The court further held that the duty of oversight now extends to corporate officers on this issue, consistent with the 2023 officer-liability framework established in In re McDonald’s Corporation Stockholder Derivative Litigation. Named defendants include the CEO, General Counsel, and multiple board members. The plaintiff’s counsel confirmed the ruling creates a new lane of derivative liability exposure for companies that treat workplace misconduct as an HR matter rather than a governance matter.

The Strategic Implication

Defensive Risk. Any Fortune 500 board that has not formally assigned oversight of workforce misconduct to a specific committee, with defined escalation thresholds and documented board-level responses to credible complaints, is now exposed to derivative suit under the same framework that governs financial controls. The risk is not limited to the most egregious cases. The court’s language about “nominal” responses and “deliberate heel-dragging” signals that a paper compliance program, one that creates records of inaction rather than action, may be more dangerous than no program at all. Audit committees and compensation committees should expect plaintiffs’ counsel to scrutinize board minutes, HR escalation logs, and whistleblower records in the next cycle of proxy-season activism.

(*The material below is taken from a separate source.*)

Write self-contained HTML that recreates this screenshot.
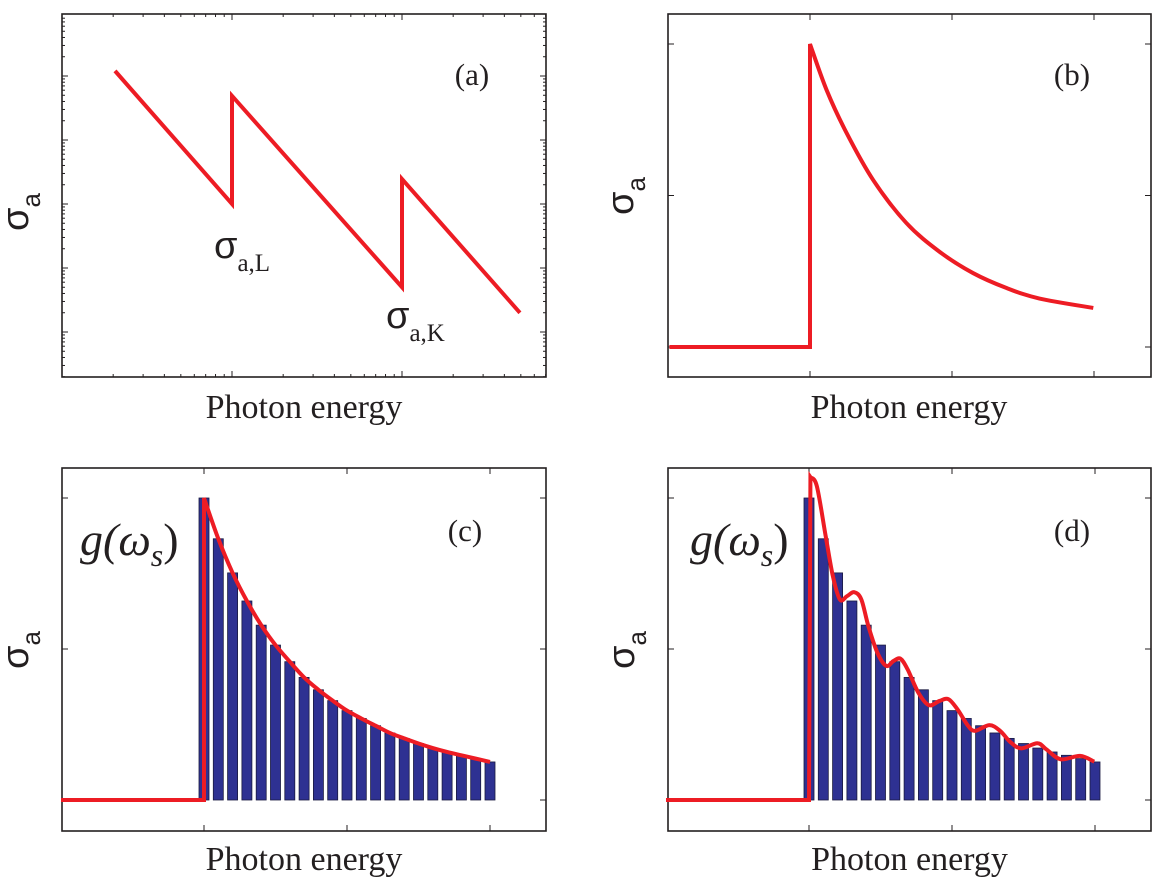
<!DOCTYPE html>
<html><head><meta charset="utf-8"><style>
html,body{margin:0;padding:0;background:#fff}
svg{display:block}
text{font-family:"Liberation Serif","DejaVu Serif",serif;fill:#231f20}
</style></head><body>
<svg id="fig" width="1155" height="888" viewBox="0 0 1155 888" xmlns="http://www.w3.org/2000/svg">
<g id="pa"></g>
<g id="pb"></g>
<g id="pc"></g>
<g id="pd"></g>
</svg>
<script>
// Panel (a): log-log sawtooth (log10 energy, log10 sigma)
const aEnergy = [2.05, 10, 10, 100, 100, 494];
const aSigmaLog = [4.08, 2.0, 3.69, 0.70, 2.39, 0.30];
// Panel (b): edge decay curve
const bX = [-0.99, 0, 0, 0.117, 0.258, 0.445, 0.679, 0.913, 1.148, 1.382, 1.616, 1.995];
const bY = [0, 0, 1.0, 0.848, 0.706, 0.551, 0.409, 0.314, 0.244, 0.195, 0.160, 0.129];
// Bars for (c),(d)
const barX = [0,0.1,0.2,0.3,0.4,0.5,0.6,0.7,0.8,0.9,1.0,1.1,1.2,1.3,1.4,1.5,1.6,1.7,1.8,1.9,2.0];
const barVals = [1.0,0.865,0.752,0.659,0.579,0.513,0.458,0.406,0.365,0.329,0.296,0.270,0.246,0.222,0.204,0.187,0.172,0.159,0.148,0.137,0.126];
// Panel (d): oscillating curve
const dX = [0.01,0.055,0.117,0.167,0.216,0.266,0.316,0.366,0.415,0.478,0.540,0.590,0.639,0.689,0.764,0.838,0.913,0.975,1.037,1.112,1.162,1.261,1.336,1.410,1.485,1.597,1.659,1.759,1.896,1.995];
const dY = [1.069,1.039,0.873,0.741,0.664,0.675,0.688,0.664,0.576,0.488,0.444,0.460,0.468,0.433,0.356,0.314,0.328,0.334,0.301,0.246,0.229,0.248,0.229,0.191,0.171,0.188,0.168,0.135,0.146,0.127];

const NS="http://www.w3.org/2000/svg";
const RED="#ed1c24", AX="#231f20";
function mk(tag, attrs, parent){const e=document.createElementNS(NS,tag);for(const k in attrs)e.setAttribute(k,attrs[k]);parent.appendChild(e);return e;}

function smoothPath(pts){
  let d="M"+pts[0][0]+","+pts[0][1];
  for(let i=0;i<pts.length-1;i++){
    const p0=pts[Math.max(0,i-1)],p1=pts[i],p2=pts[i+1],p3=pts[Math.min(pts.length-1,i+2)];
    const c1=[p1[0]+(p2[0]-p0[0])/6,p1[1]+(p2[1]-p0[1])/6];
    const c2=[p2[0]-(p3[0]-p1[0])/6,p2[1]-(p3[1]-p1[1])/6];
    d+=" C"+c1[0].toFixed(2)+","+c1[1].toFixed(2)+" "+c2[0].toFixed(2)+","+c2[1].toFixed(2)+" "+p2[0].toFixed(2)+","+p2[1].toFixed(2);
  }
  return d;
}

function frame(g,x1,y1,x2,y2){
  const r=mk('rect',{x:x1,y:y1,width:x2-x1,height:y2-y1,fill:'none',stroke:AX,'stroke-width':1.6},g);
  
  
}
function tick(g,x1,y1,x2,y2,name){
  const l=mk('line',{x1:x1,y1:y1,x2:x2,y2:y2,stroke:AX,'stroke-width':1},g);
  
  
}
function xlabel(g,cx,y){
  const t=mk('text',{x:cx,y:y,'font-size':34,'text-anchor':'middle'},g);
  t.textContent='Photon energy';
  
  
}
function ylabel(g,cx,cy){
  const t=mk('text',{transform:'translate('+cx+','+cy+') rotate(-90)','font-size':38,'text-anchor':'middle'},g);
  
  
  t.innerHTML='<tspan font-family="Liberation Sans, sans-serif">σ</tspan><tspan font-family="Liberation Sans, sans-serif" font-size="26" dy="12">a</tspan>';
}
function plabel(g,x,y,s){
  const t=mk('text',{x:x,y:y,'font-size':31,'text-anchor':'middle'},g);
  t.textContent=s;
  
  
}
function gLabel(g,x,y){
  const t=mk('text',{x:x,y:y,'font-size':46,'font-style':'italic'},g);
  t.innerHTML='g(ω<tspan font-size="32" dy="11">s</tspan><tspan dy="-11" font-style="normal">)</tspan>';
  
  
}

// ---- Panel (a) ----
(function(){
  const g=document.getElementById('pa');
  const L=62,R=546,T=14,B=377;
  const xs=v=>L+170*Math.log10(v);
  const ys=v=>332-64*v;
  for(let dec=0;dec<3;dec++)for(let m=1;m<10;m++){
    const v=Math.pow(10,dec)*m;const x=xs(v);if(x<=L+1||x>=R)continue;
    const len=m===1?6:3;
    tick(g,x,B,x,B-len,'x-tick');tick(g,x,T,x,T+len,'x-tick');
  }
  for(let dec=-1;dec<5;dec++)for(let m=1;m<10;m++){
    const y=ys(dec+Math.log10(m));if(y<=T+1||y>=B)continue;
    const len=m===1?6:3;
    tick(g,L,y,L+len,y,'y-tick');tick(g,R,y,R-len,y,'y-tick');
  }
  frame(g,L,T,R,B);
  const pts=aEnergy.map((e,i)=>xs(e).toFixed(2)+","+ys(aSigmaLog[i]).toFixed(2));
  const p=mk('polyline',{points:pts.join(' '),fill:'none',stroke:RED,'stroke-width':4,'stroke-linejoin':'miter'},g);
  
  
  xlabel(g,304,418);ylabel(g,28,212);plabel(g,472,85,'(a)');
  const s1=mk('text',{x:214,y:258,'font-size':38},g);
  s1.innerHTML='<tspan font-family="Liberation Sans, sans-serif">σ</tspan><tspan font-size="25" dy="13">a,L</tspan>';
  
  
  const s2=mk('text',{x:386,y:328,'font-size':38},g);
  s2.innerHTML='<tspan font-family="Liberation Sans, sans-serif">σ</tspan><tspan font-size="25" dy="13">a,K</tspan>';
  
  
})();

function linPanel(id,L,T,R,B,x0,xu,y0,yu){
  const g=document.getElementById(id);
  const xs=v=>x0+xu*v, ys=v=>y0-yu*v;
  [0,1,2].forEach(v=>{tick(g,xs(v),B,xs(v),B-6,'x-tick');tick(g,xs(v),T,xs(v),T+6,'x-tick');});
  [0,0.5,1].forEach(v=>{tick(g,L,ys(v),L+6,ys(v),'y-tick');tick(g,R,ys(v),R-6,ys(v),'y-tick');});
  frame(g,L,T,R,B);
  return {g,xs,ys};
}

// ---- Panel (b) ----
(function(){
  const {g,xs,ys}=linPanel('pb',668,14,1151,377,810,142,347,303);
  const step=[[xs(bX[0]),ys(bY[0])],[xs(bX[1]),ys(bY[1])],[xs(bX[2]),ys(bY[2])]];
  const curve=bX.slice(2).map((x,i)=>[xs(x),ys(bY[i+2])]);
  const d="M"+step[0].join(',')+" L"+step[1].join(',')+" L"+step[2].join(',')+" "+smoothPath(curve).replace(/^M[^ ]+/,'');
  const p=mk('path',{d:d,fill:'none',stroke:RED,'stroke-width':4},g);
  
  
  xlabel(g,909,418);ylabel(g,633,196);plabel(g,1072,85,'(b)');
})();

function barPanel(id,L,T,R,B,x0,curveX,curveY,lbl,lx,gx){
  const {g,xs,ys}=linPanel(id,L,T,R,B,x0,143,800,302);
  barX.forEach((x,i)=>{
    const w=0.07*143;
    const r=mk('rect',{x:xs(x)-w/2,y:ys(barVals[i]),width:w,height:ys(0)-ys(barVals[i]),fill:'#2e3192',stroke:'#1a1a40','stroke-width':0.8},g);
    
    
  });
  const curve=curveX.map((x,i)=>[xs(x),ys(curveY[i])]);
  const d="M"+xs(-1)+","+ys(0)+" L"+xs(0)+","+ys(0)+" L"+curve[0][0].toFixed(2)+","+curve[0][1].toFixed(2)+" "+smoothPath(curve).replace(/^M[^ ]+/,'');
  const p=mk('path',{d:d,fill:'none',stroke:RED,'stroke-width':4},g);
  
  
  xlabel(g,(L+R)/2,870);ylabel(g,L-34,650);plabel(g,lx,541,lbl);gLabel(g,gx,555);
}
barPanel('pc',62,468,546,831,204,barX,barVals,'(c)',465,80);
barPanel('pd',668,468,1151,831,809,dX,dY,'(d)',1072,690);
</script>
</body></html>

Offensive Advantage. Boards that move now can convert this liability signal into a governance differentiator. A credible, board-level workforce integrity protocol, documented, reviewed annually, and tied to executive performance metrics, will be a meaningful answer to institutional investor questions that are already arriving under ISS and Glass Lewis 2026 governance frameworks. General Counsels who brief their audit committees on this opinion before Q2 earnings cycles position the company as ahead of the doctrine rather than behind it.

Tone at the Top

Caremark has always required boards to monitor what kills the company. The Delaware Chancery’s ruling in January 2026 makes clear that boards do not get to decide, unilaterally, what qualifies as a central legal risk and what does not. The Tone at the Top is now being measured not just in financial controls but in how leadership responds when someone in the building raises an alarm.